Only the last in a sequence of projection operations is needed, the others can be omitted.

\pi_{A_1}(\pi_{A_2}(R)) = \pi_{A_1}(R)

Selections can be combined with Cartesian products and theta joins.

\begin{aligned} \sigma_{\theta_1}(R \times S) &= R\Join_{\theta_1}S \\ \sigma_{\theta_1}(R \Join_{\theta_2} S) &= R \Join_{\theta_2 \wedge \theta_1} S \end{aligned}

Theta-join operations (and natural joins) are commutative.

R \Join_{\theta} S = S \Join_{\theta} R

Natural join operations are associative:

R \Join S \Join T = R \Join (S \Join T)

Theta-join operations are equivalent in the following manner:

(R \Join_{\theta_1} S) \Join_{\theta_2} T = R \Join_{\theta_1 \wedge \theta_2} (S \Join T)

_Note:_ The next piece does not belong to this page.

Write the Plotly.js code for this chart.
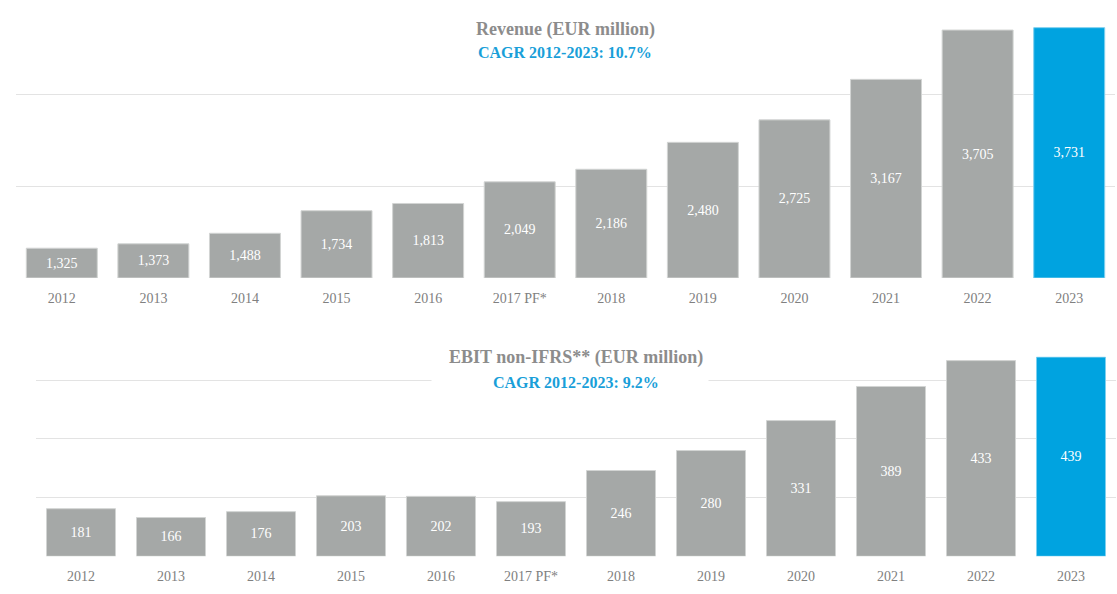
<!DOCTYPE html>
<html>
<head>
<meta charset="utf-8">
<script src="https://cdn.plot.ly/plotly-3.0.1.min.js"></script>
<style>html,body{margin:0;padding:0;background:#fff;}#chart{width:1117px;height:594px;}</style>
</head>
<body>
<div id="chart"></div>
<script>
const years = ['2012','2013','2014','2015','2016','2017 PF*','2018','2019','2020','2021','2022','2023'];
const revenue = [1325,1373,1488,1734,1813,2049,2186,2480,2725,3167,3705,3731];
const ebit = [181,166,176,203,202,193,246,280,331,389,433,439];
const revenueBase = 1000;
const ebitBase = 100;
const revenueTicks = [1000,2000,3000,4000];
const ebitTicks = [100,200,300,400];

const GRAY = '#a5a8a7';
const BLUE = '#00a3e0';
const colorsFor = arr => arr.map((_, i) => i === arr.length - 1 ? BLUE : GRAY);
const lineFor = arr => arr.map((_, i) => i === arr.length - 1 ? '#7fd0ef' : '#d2d4d3');
const fmt = v => v.toLocaleString('en-US');
const FONT = '"Liberation Serif", "Times New Roman", Times, serif';

const traces = [
  {
    type: 'bar', x: years, y: revenue.map(v => v - revenueBase), base: revenueBase,
    xaxis: 'x', yaxis: 'y',
    marker: {color: colorsFor(revenue), line: {color: lineFor(revenue), width: 1}},
    text: revenue.map(fmt), textposition: 'inside', insidetextanchor: 'middle',
    textfont: {family: FONT, size: 14, color: '#ffffff'}, textangle: 0,
    hoverinfo: 'skip', width: 0.775
  },
  {
    type: 'bar', x: years, y: ebit.map(v => v - ebitBase), base: ebitBase,
    xaxis: 'x2', yaxis: 'y2',
    marker: {color: colorsFor(ebit), line: {color: lineFor(ebit), width: 1}},
    text: ebit.map(fmt), textposition: 'inside', insidetextanchor: 'middle',
    textfont: {family: FONT, size: 14, color: '#ffffff'}, textangle: 0,
    hoverinfo: 'skip', width: 0.767
  }
];

const axisX = {
  type: 'category', showgrid: false, zeroline: false, showline: false, ticks: '',
  ticklabelstandoff: 10,
  tickfont: {family: FONT, size: 14, color: '#808080'}, fixedrange: true
};
const axisY = {
  showticklabels: false, showgrid: true, gridcolor: '#e3e3e3', gridwidth: 1,
  zeroline: false, showline: false, ticks: '', tickmode: 'array', fixedrange: true
};

const layout = {
  width: 1117, height: 594,
  margin: {l: 0, r: 0, t: 0, b: 0},
  paper_bgcolor: '#ffffff', plot_bgcolor: '#ffffff',
  showlegend: false, bargap: 0.2,
  font: {family: FONT},
  xaxis: Object.assign({}, axisX, {domain: [16/1117, 1115/1117], anchor: 'y'}),
  yaxis: Object.assign({}, axisY, {domain: [1 - 278/594, 1 - 3/594], range: [1000, 4000], tickvals: revenueTicks, anchor: 'x'}),
  xaxis2: Object.assign({}, axisX, {domain: [36/1117, 1116/1117], anchor: 'y2'}),
  yaxis2: Object.assign({}, axisY, {domain: [1 - 556.3/594, 1 - 356.5/594], range: [100, 440], tickvals: ebitTicks, anchor: 'x2'}),
  annotations: [
    {xref: 'paper', yref: 'paper', x: 565.5/1117, y: 1 - 29/594, xanchor: 'center', yanchor: 'middle',
     text: '<b>Revenue (EUR million)</b>', showarrow: false,
     font: {family: FONT, size: 18, color: '#8c8c8c'}},
    {xref: 'paper', yref: 'paper', x: 565.5/1117, y: 1 - 53/594, xanchor: 'center', yanchor: 'middle',
     text: '<b>CAGR 2012-2023: 10.7%</b>', showarrow: false,
     font: {family: FONT, size: 16, color: '#1a9fd9'}},
    {xref: 'paper', yref: 'paper', x: 570/1117, y: 1 - 380/594, xanchor: 'center', yanchor: 'middle',
     text: ' ', showarrow: false, bgcolor: '#ffffff', width: 276, height: 20, borderpad: 0,
     font: {family: FONT, size: 12, color: '#ffffff'}},
    {xref: 'paper', yref: 'paper', x: 576/1117, y: 1 - 382/594, xanchor: 'center', yanchor: 'middle',
     text: '<b>CAGR 2012-2023: 9.2%</b>', showarrow: false,
     font: {family: FONT, size: 16, color: '#1a9fd9'}},
    {xref: 'paper', yref: 'paper', x: 576/1117, y: 1 - 357.5/594, xanchor: 'center', yanchor: 'middle',
     text: '<b>EBIT non-IFRS** (EUR million)</b>', showarrow: false,
     font: {family: FONT, size: 18, color: '#8c8c8c'}}
  ]
};

Plotly.newPlot('chart', traces, layout, {displayModeBar: false, staticPlot: true});
</script>
</body>
</html>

The selection operation distributes over the theta join operation under the following two conditions:
- When all the attributes in $\theta_0$ involve only the attributes of R being joined.
$$\sigma_{\theta_0}(R \Join_{\theta} S) = \sigma_{\theta_0}(R) \Join_{\theta} S $$
- When $$θ_1$$ involves only the attributes of R and $$θ_2$$ involves only the attributes of S.
$$\sigma_{\theta_1}(R) \Join_{\theta} \sigma_{\theta_2}(S) = \sigma_{\theta_1 \wedge \theta_2}(R \Join S) $$
The projection operation distributes over the theta join operation as follows:
- If $\theta$ involves only the attributes from $L_1\cup L_2$
$$\pi_{L_1\cup L_2}(R \Join_{\theta} S) = \pi_{L_1}(R) \Join_{\theta} \pi_{L_2}(S) $$